法科大学院は失敗?
2011/11/25 法務採用, 民法・商法, その他
1.法科大学院、さっそく仕分け?
「定員適正化を計画的に進め、あり方そのものを抜本的に見直す」
11月21日、政府の行政刷新会議における提言型政策仕分けで、このような提言がされた。合格率の低迷や入学者の定員割れ等の問題を抱える法科大学院制度に対して、解決を迫った形だ。
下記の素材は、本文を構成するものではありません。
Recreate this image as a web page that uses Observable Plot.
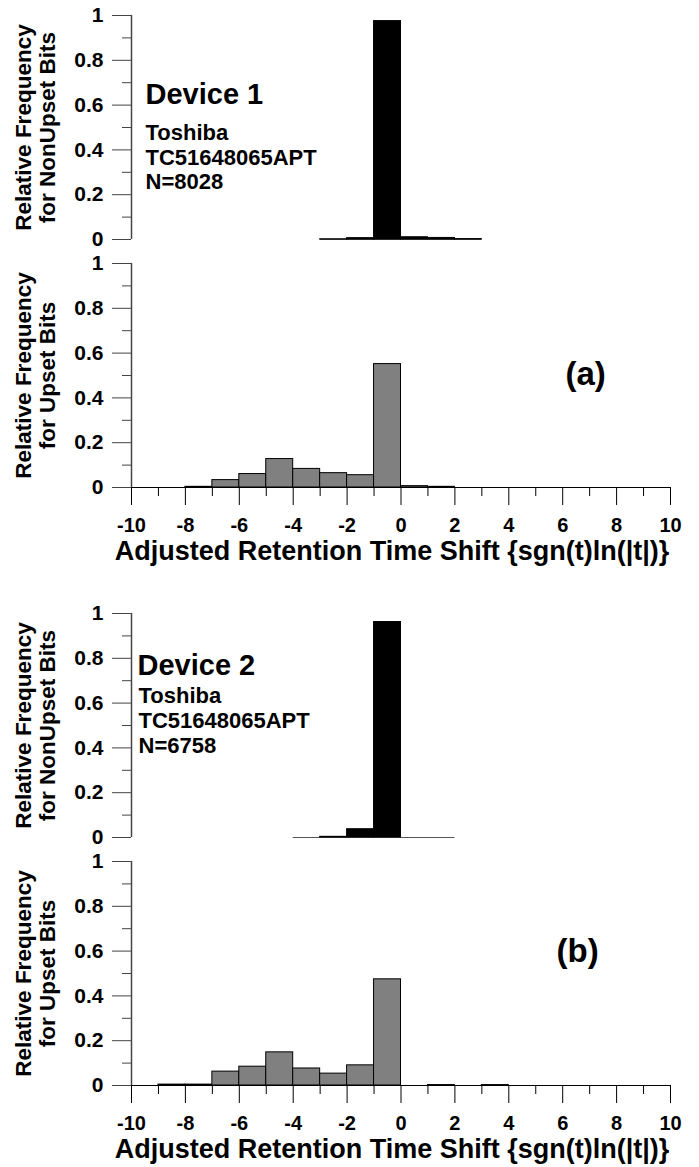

今後、法科大学院のさらなる定員削減や、大学院に対する補助金の削減が予想される。
2.多すぎた法科大学院
法科大学院は司法制度改革の目玉として、法曹に必要な学識と能力を培うことを目的として設立された専門職大学院だ。従来の事前規制型社会から、事後規制社会へと産業規制の在り方を移行させ、経済活動がよりスムーズに行われるようにするための下地作りの目的もあったとされる。
だが、法科大学院の乱立により大きな問題を生じる結果となった。
新司法試験受験者の7~8割を合格させ、合格者の目標は約3000人とするという当初の触れ込みに対して、現実には合格率は2~3割程度。平成23年度の合格者は数にして2000人程度にとどまる。
また試験に合格しても、急増する法曹を社会が受け入れきれず、司法修習生の就職活動も困難な状況にあるという。
3.法科大学院進学はギャンブル?
法科大学院全体の定員は平成20年度に約5300人であったのに対し平成23年度には約3600人に落ち込んだ。それでも定員割れに陥る法科大学院が出てきている。法科大学院を卒業しただけでは、就職等で特に有利になるわけではない。新司法試験の合格率を見て、法科大学院へ進学することがかなり投機的な行為とみられているのだろう。
「法曹志願者が激減しているんですね。法科大学院の失敗なんですよ。本当に抜本的見直しをしないと、国家の危機になります」というのは弁護士出身の階猛衆院議員だ。
司法試験に受験者全員を合格させていては法曹の質を保つのは難しい。だが合格者を絞った結果、優秀な法曹志願者が集まらなくなれば、これまた法曹の質を保てない。司法権は三権の一つであり、国家機能の中枢を担う重要性を持つ。それを担うに足る人材を今後とも確保し続けるにはどうすればよいのだろうか。